Le Sixième Sens (Manhunter) – de Michael Mann – 1986
Chez Michael Mann, le bonheur est bleu et sent bon l’iode. Dans tous ses films, ou presque, les personnages trouvent la paix dans des maisons aux larges baies donnant sur la mer, baignées dans une lumière bleutée qui contribue à la quiétude des lieues. C’est le cas dans Heat, Collateral ou Miami Vice. C’était déjà vrai dans ce Manhunter qu’on a trop vite oublié, enterré par la réussite du Silence des Agneaux cinq ans plus tard. Quel rapport, me direz-vous ? Ce premier bijou noir de Mann est l’adaptation de Dragon Rouge, le premier roman de Thomas Harris dans lequel apparaît un certain Hannibal Lecter (Lektor, dans le film). Le succès du Silence des Agneaux et de sa suite, Hannibal, poussera d’ailleurs feu Dino de Laurentiis à produire une seconde adaptation de Dragon Rouge, éponyme cette fois, et avec Anthony Hopkins dans le rôle du médecin cannibale. Franchement, il n’y a pas à hésiter : autant Dragon Rouge, le film, est grotesque et aussi vite vu qu’oublié ; autant Manhunter est une œuvre profondément marquante.
Pas parfaite, non. D’un point de vue narratif, on sent Mann encore un peu approximatif, parfois. Mais esthétiquement, son univers est déjà bien en place. Et le cinéaste a un talent fou pour créer une atmosphère, en quelques secondes seulement. Dès le premier plan, magnifiquement composé, on comprend que le calme de se bord de mer sera rapidement troublé. Que cet ami (Dennis Farrina dans le rôle de Jack Crawford, que reprendra Scott Glenn dans le film de Jonathan Demme) vient mettre un terme à la retraite du héros. Avant même que la première parole soit prononcée, ce simple plan suffit à instiller ce sentiment d’angoisse qui ne retombera pas…

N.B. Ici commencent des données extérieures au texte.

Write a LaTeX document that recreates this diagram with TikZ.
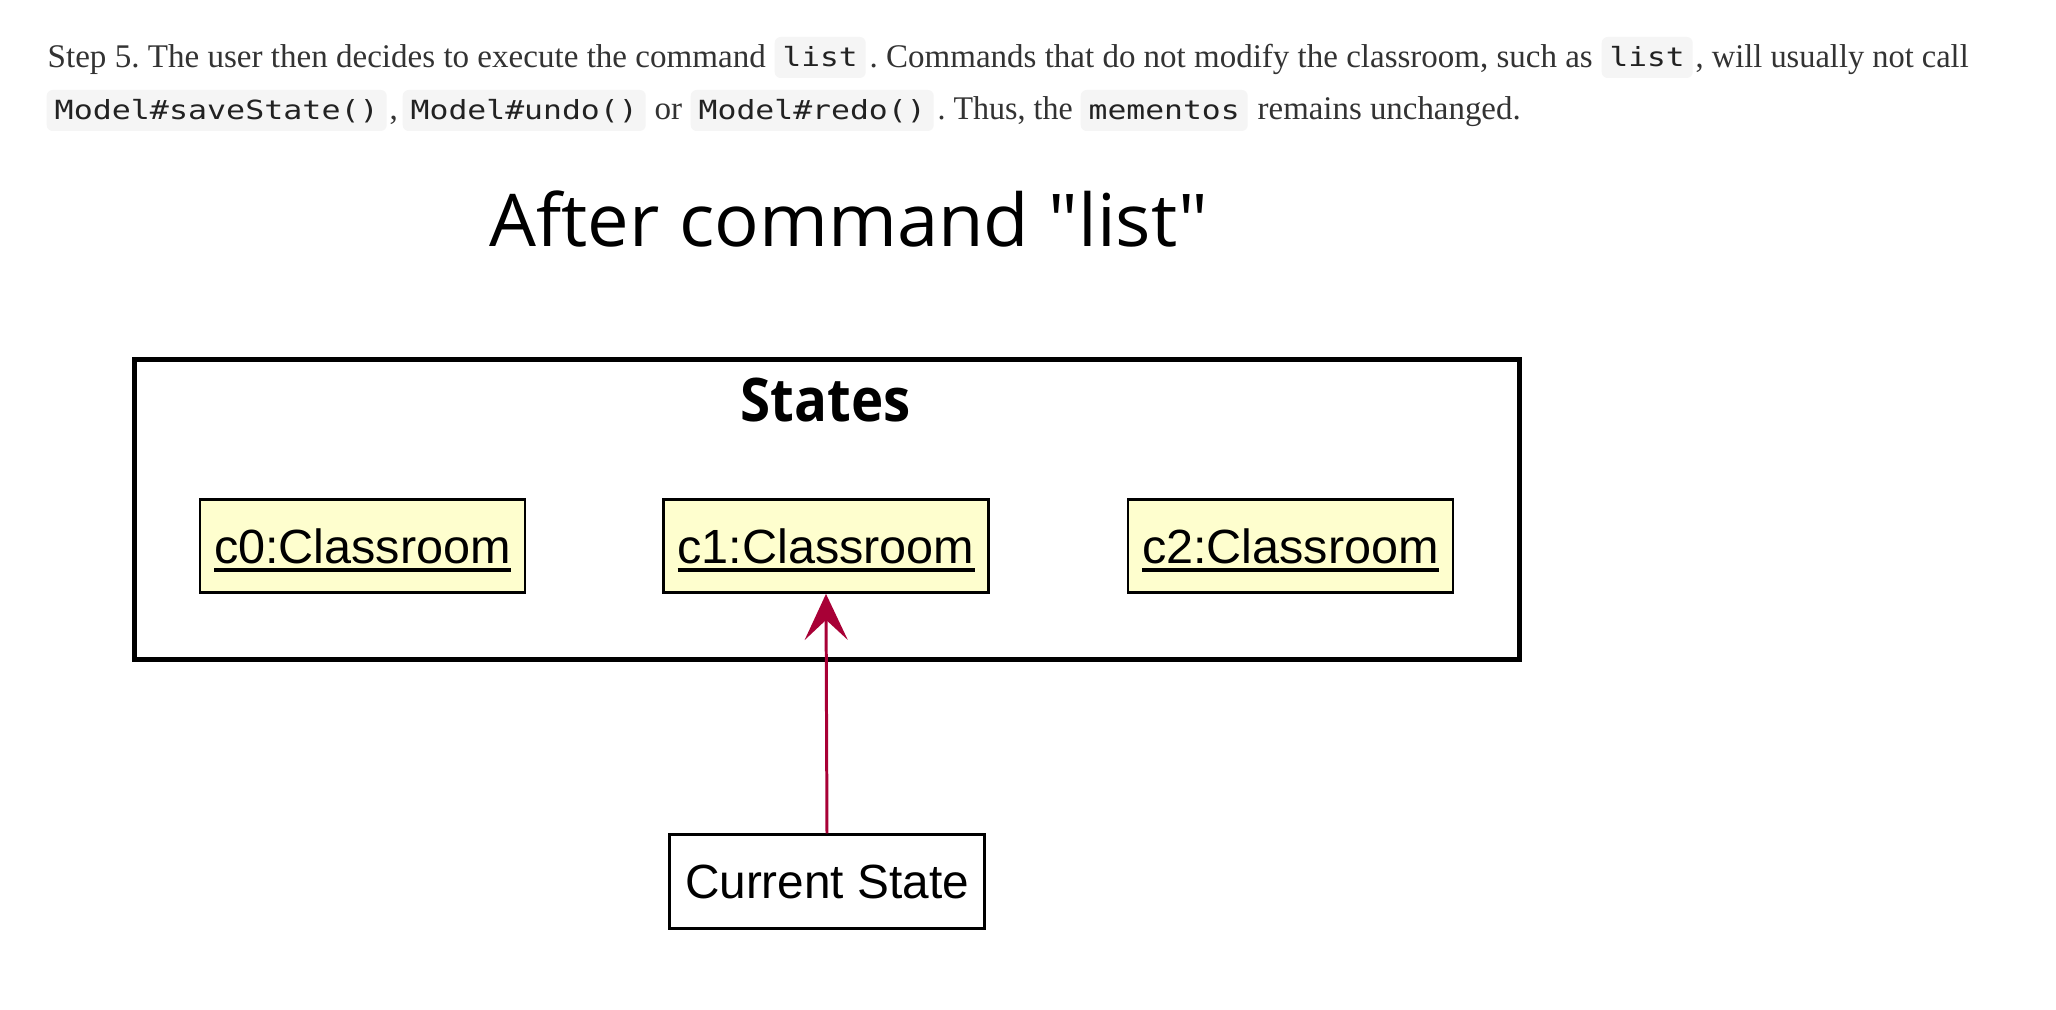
\documentclass[tikz,border=0pt]{standalone}
\usepackage{fontspec}
\usepackage{graphicx}
\usetikzlibrary{arrows.meta}
\setmainfont{Liberation Serif}
\newfontfamily\umlsans{Liberation Sans}
\newfontfamily\titlesans{Open Sans}
\newfontfamily\codemono{DejaVu Sans Mono}
\definecolor{proseGray}{HTML}{333333}
\definecolor{codeBack}{HTML}{F5F5F5}
\definecolor{codeInk}{HTML}{222222}
\definecolor{objYellow}{HTML}{FEFECE}
\definecolor{linkRed}{HTML}{A80036}
\newlength\pxu
\setlength\pxu{0.01cm}
\newcommand{\fitrun}[2]{\resizebox{#1\pxu}{\height}{#2}}
\newcommand{\ulab}[1]{\sbox0{#1}\usebox0\llap{\smash{\raisebox{-2.5pt}{\rule{\wd0}{1pt}}}}}
\frenchspacing

\tikzset{
    prose/.style={inner sep=0pt, anchor=base west, text=proseGray, font=\fontsize{9.4}{11}\selectfont},
    code/.style={fill=codeBack, rounded corners=0.06cm, inner xsep=0.08cm, inner ysep=0pt,
        text height=0.30cm, text depth=0.11cm, anchor=base west, text=codeInk,
        font=\codemono\fontsize{7.5}{8}\selectfont},
    frame/.style={draw=black, line width=1.42pt, minimum width=13.84cm, minimum height=3.00cm, inner sep=0pt},
    obj/.style={draw=black, line width=0.77pt, fill=objYellow, minimum width=3.25cm, minimum height=0.93cm,
        inner sep=0pt, font=\umlsans\fontsize{13.65}{15}\selectfont},
    pointer/.style={draw=black, line width=0.85pt, fill=white, minimum width=3.14cm, minimum height=0.93cm,
        inner sep=0pt, font=\umlsans\fontsize{13.65}{15}\selectfont},
    link/.style={draw=linkRed, line width=0.85pt, -{Stealth[length=0.46cm, width=0.43cm, inset=0.2cm]}}
}

\begin{document}
\begin{tikzpicture}[x=0.01cm, y=-0.01cm]
\useasboundingbox (0,0) rectangle (2056,1010);
\fill[white] (0,0) rectangle (2056,1010);

% explanation above the diagram
\node[prose] (stepA) at (47,67.5) {\fitrun{718}{Step 5. The user then decides to execute the command}};
\node[code] (listA) at (774,67) {\fitrun{75}{list}};
\node[prose] (stepB) at (869,67.5) {\fitrun{723}{. Commands that do not modify the classroom, such as}};
\node[code] (listB) at (1601,67) {\fitrun{75}{list}};
\node[prose] (stepC) at (1695,67.5) {\fitrun{273}{, will usually not call}};

\node[code] (saveSt) at (46,120) {\fitrun{324}{Model\#saveState()}};
\node[prose] (commaA) at (389,120) {,};
\node[code] (undoM) at (402,120) {\fitrun{227}{Model\#undo()}};
\node[prose] (orW) at (654,120) {or};
\node[code] (redoM) at (690,120) {\fitrun{227}{Model\#redo()}};
\node[prose] (thusW) at (937,120) {\fitrun{135}{. Thus, the}};
\node[code] (memento) at (1080,120) {\fitrun{151}{mementos}};
\node[prose] (remainW) at (1257,120) {\fitrun{263}{remains unchanged.}};

% diagram
\node[inner sep=0pt, anchor=base west, font=\titlesans\fontsize{20.7}{24}\selectfont] (title) at (489,247)
    {\fitrun{719}{After command "list"}};

\node[frame] (states) at (827,509.5) {};
\node[inner sep=0pt, anchor=base west, font=\titlesans\bfseries\fontsize{17.1}{20}\selectfont] (statesT) at (740,422)
    {\fitrun{170}{States}};

\node[obj] (c0) at (362.5,546) {\ulab{\fitrun{297}{c0:Classroom}}};
\node[obj] (c1) at (826,546) {\ulab{\fitrun{297}{c1:Classroom}}};
\node[obj] (c2) at (1290.5,546) {\ulab{\fitrun{297}{c2:Classroom}}};

\node[pointer] (cur) at (827,881.5) {\fitrun{284}{Current State}};

\draw[link] (cur.north) -- (c1.south);
\end{tikzpicture}
\end{document}
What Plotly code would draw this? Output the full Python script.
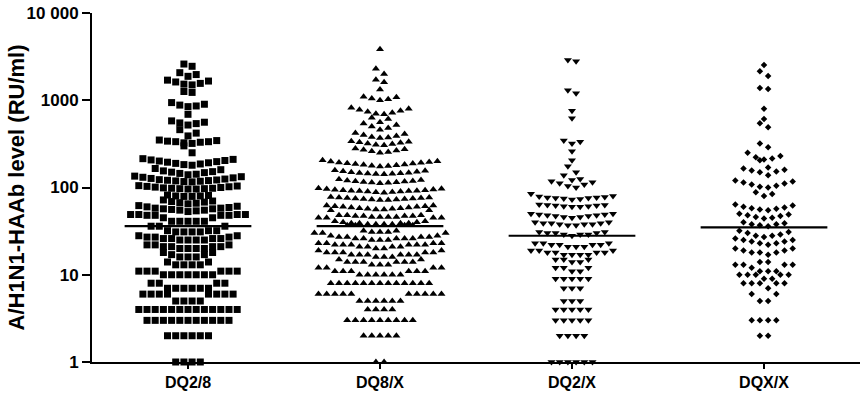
import numpy as np
import plotly.graph_objects as go

categories = ["DQ2/8", "DQ8/X", "DQ2/X", "DQX/X"]

dq28 = [2600, 2450,
        2070, 1970, 1880,
        1700, 1660, 1620, 1560, 1530, 1500,
        1260, 1230,
        940, 900, 880, 860, 845,
        690,
        580, 560, 550, 540, 520,
        460, 420, 390,
        350, 345, 340, 335, 335, 330, 325, 320,
        300, 250,
        214, 210, 207, 204, 201, 198, 195, 192, 189, 186, 183, 180,
        165, 160, 155, 152, 150, 148, 145, 142, 140,
        135, 133, 131, 129, 127, 125, 123, 122, 121, 120, 119, 118, 117, 116,
        105, 104, 103, 102, 101, 100, 99, 98, 98, 97, 97, 96, 96,
        82, 81, 80, 80, 79, 79,
        72, 70, 69, 68, 67, 66, 65,
        62, 61, 60, 59, 58, 58, 57, 57, 56, 55, 55, 54, 53,
        49, 49, 49, 49, 48, 48, 48, 48, 45, 45, 41, 41, 41, 41, 41,
        36, 36, 36, 32, 32, 32, 31, 31, 31, 31,
        28, 28, 27, 27, 27, 26, 26, 26, 26, 25, 25, 25, 25,
        22, 22, 22, 21, 21, 21, 21, 20, 20, 20, 20,
        18, 18, 17, 17, 16, 16, 16,
        14, 14, 13, 13, 13, 13,
        11, 11, 11, 11, 11, 11,
        10, 10, 10, 10, 10, 10, 10,
        8, 8, 8, 8,
        7, 7, 7, 7, 7, 7,
        6, 6, 6, 6, 6, 6, 6, 6,
        5, 5, 5, 5,
        4, 4, 4, 4, 4, 4, 4, 4, 4, 4, 4, 4, 4,
        3, 3, 3, 3, 3, 3, 3, 3, 3, 3, 3,
        2, 2, 2, 2, 2, 2,
        1, 1, 1, 1]

dq8x = [3850,
        2300, 2000,
        1720, 1610,
        1330,
        1100, 1080, 1050, 1030, 1000,
        820, 800, 780, 760, 740, 720, 700, 690,
        630, 610, 560,
        540, 520, 500, 480, 460,
        420, 410, 400, 390, 380, 375, 370,
        340, 335, 330, 325, 320, 315, 310, 305,
        280, 275, 270, 265, 260, 255, 250,
        205, 200, 198, 196, 194, 192, 190, 188, 186, 184, 182, 180, 178, 176, 174,
        158, 156, 154, 152, 150, 148, 147, 146, 145, 144, 143, 142,
        124, 122, 120, 119, 118, 117, 116, 115, 114, 113, 112,
        98, 97, 96, 95, 94, 93, 93, 92, 92, 91, 91, 90, 90, 89, 88, 87,
        78, 77, 77, 76, 76, 75, 75, 74, 74, 73, 73, 72, 72,
        62, 62, 61, 61, 60, 60, 59, 59, 58, 58, 57, 57, 56, 56, 55, 55,
        48, 48, 48, 47, 47, 47, 47, 46, 46, 46, 46, 45, 45, 45, 45,
        41, 41, 40, 40, 39, 39, 39, 39, 38, 38, 38, 38, 37, 37, 37, 37,
        32, 32, 31, 31, 31, 30, 30, 30,
        28, 28, 27, 27, 27, 27, 26, 26, 26, 26, 26, 25, 25, 25,
        23, 23, 23, 23, 22, 22, 22, 22, 22, 22, 21, 21, 21, 21, 20, 20,
        19, 19, 18, 18, 18, 18, 18, 17, 17, 17, 17, 17, 17, 16, 16, 16,
        15, 15, 14, 14, 14, 14, 14, 14, 13, 13, 13,
        12, 12, 12, 12, 11, 11, 11, 11, 11, 11, 10, 10, 10, 10, 10, 10,
        8, 8, 8, 8, 8, 8, 8, 8, 8, 8, 8, 8, 8,
        6, 6, 6, 6, 6, 6, 6, 6, 6, 6, 5, 5, 5, 5, 5, 5,
        4, 4, 4, 4,
        3, 3, 3, 3, 3, 3, 3, 3, 3,
        2, 2, 2, 2, 2,
        1, 1]

dq2x = [2900, 2800,
        1300, 1200,
        760, 620,
        345, 335, 320,
        260, 205, 175, 150, 138,
        125, 122, 118, 115, 112, 108, 104, 100,
        85,
        80, 79, 78, 77, 77, 76, 76, 75, 74, 73,
        64, 63, 63, 62, 62, 61, 61, 60, 60,
        50, 50, 49, 49, 48, 48, 47, 47, 46, 46, 45,
        40, 40, 39, 39, 39, 38, 38, 38, 37, 37,
        31, 31, 30, 30, 30, 29, 29, 29, 28,
        23, 23, 23, 22, 22, 22, 22, 21, 21, 21,
        19, 19, 19, 18, 18, 18, 18, 17, 17, 17, 17,
        15, 15, 15, 14, 14,
        12, 12, 12, 11, 11,
        9, 9, 9, 9, 9,
        7, 7, 7,
        5, 5, 5,
        4, 4, 4, 4, 4,
        3, 3, 3, 3, 3,
        2, 2, 2, 2,
        1, 1, 1, 1, 1, 1]

dqxx = [2530, 2150, 1900, 1380, 1350, 800, 610, 545, 490, 320, 290, 250,
        230, 222, 215, 210, 205,
        170, 165, 160, 157, 153, 150,
        138,
        120, 117, 114, 111, 108, 105, 102, 100,
        88, 84, 80,
        64, 62, 60, 59, 58, 57, 56, 55,
        50, 49, 48, 47, 46, 45, 44,
        40, 39, 38, 38, 37, 36,
        32, 31, 30, 29, 28, 28, 27, 26, 25, 25, 24,
        24, 23, 23, 22,
        20, 20, 19, 19, 18, 18, 18, 17,
        14, 14, 13, 13, 13, 13, 12,
        11, 11, 11, 10, 10, 10, 10, 10, 9,
        9, 8, 8, 8, 8, 8,
        7, 6, 6,
        5, 5,
        3, 3, 3, 3,
        2, 2]

medians = [36, 36, 28, 35]
ytick_vals = [1, 10, 100, 1000, 10000]
ytick_text = ["1", "10", "100", "1000", "10 000"]

series = [dq28, dq8x, dq2x, dqxx]
symbols = ["square", "triangle-up", "triangle-down", "diamond"]
sizes = [7, 7, 7, 5]

W, H = 864, 395
ML, MR, MT, MB = 92, 4, 10, 32
PLOT_W = W - ML - MR
PLOT_H = H - MT - MB
PX_PER_DECADE = PLOT_H / 4.0
PX_PER_CAT = PLOT_W / 4.0
SPACING = 8.2
ROW_H = 7.2
HALF_LINE = 0.33


def swarm(values):
    vals = sorted(values)
    ypx = [np.log10(v) * PX_PER_DECADE for v in vals]
    bins, cur = [], [0]
    for i in range(1, len(vals)):
        if ypx[i] - ypx[cur[0]] < ROW_H:
            cur.append(i)
        else:
            bins.append(cur)
            cur = [i]
    bins.append(cur)
    xs, ys = [], []
    for b in bins:
        n = len(b)
        slots = [(k - (n - 1) / 2.0) * SPACING for k in range(n)]
        slots.sort(key=lambda s: (abs(s), -s))
        for idx, s in zip(b, slots):
            xs.append(s / PX_PER_CAT)
            ys.append(vals[idx])
    return xs, ys


fig = go.Figure()
for i, vals in enumerate(series):
    dx, ys = swarm(vals)
    fig.add_trace(go.Scatter(
        x=[i + d for d in dx], y=ys, mode="markers",
        marker=dict(symbol=symbols[i], size=sizes[i], color="black",
                    line=dict(width=0)),
        cliponaxis=False, showlegend=False, hoverinfo="y"))
    fig.add_trace(go.Scatter(
        x=[i - HALF_LINE, i + HALF_LINE], y=[medians[i], medians[i]],
        mode="lines", line=dict(color="black", width=2.2),
        cliponaxis=False, showlegend=False, hoverinfo="skip"))

font_family = "Liberation Sans, Arial, sans-serif"

fig.update_layout(
    width=W, height=H,
    margin=dict(l=ML, r=MR, t=MT, b=MB),
    paper_bgcolor="white", plot_bgcolor="white",
    font=dict(family=font_family, color="black"),
    xaxis=dict(range=[-0.5, 3.5], tickmode="array", tickvals=[0, 1, 2, 3],
               ticktext=categories, showline=True, linecolor="black",
               linewidth=2, ticks="outside", ticklen=5, tickwidth=2,
               tickcolor="black", showgrid=False, zeroline=False,
               tickfont=dict(size=16, weight="bold", family=font_family)),
    yaxis=dict(type="log", range=[0, 4], tickmode="array",
               tickvals=ytick_vals, ticktext=ytick_text,
               showline=True, linecolor="black", linewidth=2,
               ticks="outside", ticklen=8, tickwidth=2, tickcolor="black",
               showgrid=False, zeroline=False, ticklabeloverflow="allow",
               tickfont=dict(size=17, weight="bold", family=font_family)),
    annotations=[dict(text="A/H1N1-HAAb level (RU/ml)", textangle=-90,
                      xref="paper", yref="paper", x=(16 - ML) / PLOT_W,
                      y=0.5, xanchor="center", yanchor="middle",
                      showarrow=False,
                      font=dict(size=22, weight="bold", family=font_family))],
)

fig.write_html("out.html",
               config={"displayModeBar": False},
               post_script="document.body.style.margin='0px';")
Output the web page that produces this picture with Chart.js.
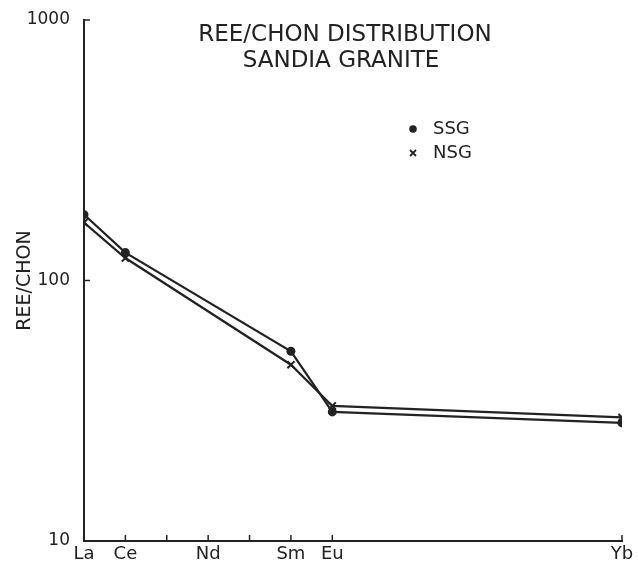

Le héros, c’est William Petersen (le flic du culte Police Fédéral Los Angeles de Friedkin, et le Gil Grissom des Experts), acteur au charisme trop peu exploité au cinéma. Son personnage, Will Graham, est le meilleur profiler du FBI, celui qui a permis l’arrestation d’Hannibal Lecter trois ans plus tôt, et qui a failli y laisser sa peau. Depuis, il a démissionné, mais les meurtres sauvages de deux familles sans histoire le poussent à reprendre du service.
Il y a un plan, qui n’a l’air de rien, mais qui résume bien le parti-pris du film (qui ne sera pas celui de Demme pour Le Silence des Agneaux). Lorsque Crawford tend les photos des victimes à Graham, celui-ci marque une pause avant de les regarder, se préparant à replonger dans l’horreur. On pense alors que les photos que l’on va voir sont celles des corps mutilés. Mais non, ce sont de simples photos de familles heureuses… Et c’est bien pire : ces images hantent le spectateur, et Graham, qui ne peuvent qu’imaginer leurs derniers instants. Mann prouve que la surenchère gore n’est pas l’outil le plus terrifiant qui soit, pour un vrai réalisateur.
Grand cinéaste visuel, Mann signe un film très peu bavard, incarné par des comédiens qui ne sont jamais aussi bon que dans les silences. Non pas qu’ils soient limités dans les dialogues, remarquez. Mais l’écriture visuelle du film est sans doute plus maîtrisée que l’écriture des scènes dialoguées. William Petersen apporte profondeur et douleur à un personnage qui en finit par être dérangeant, tant il s’identifie au tueur en série qu’il poursuit. A l’inverse, ce tueur, aussi horrible soit-il, devient touchant, tant on ressent ses fêlures. L’imposant Tom Noonan lui apporte une humanité inattendue, qui provoque un profond malaise…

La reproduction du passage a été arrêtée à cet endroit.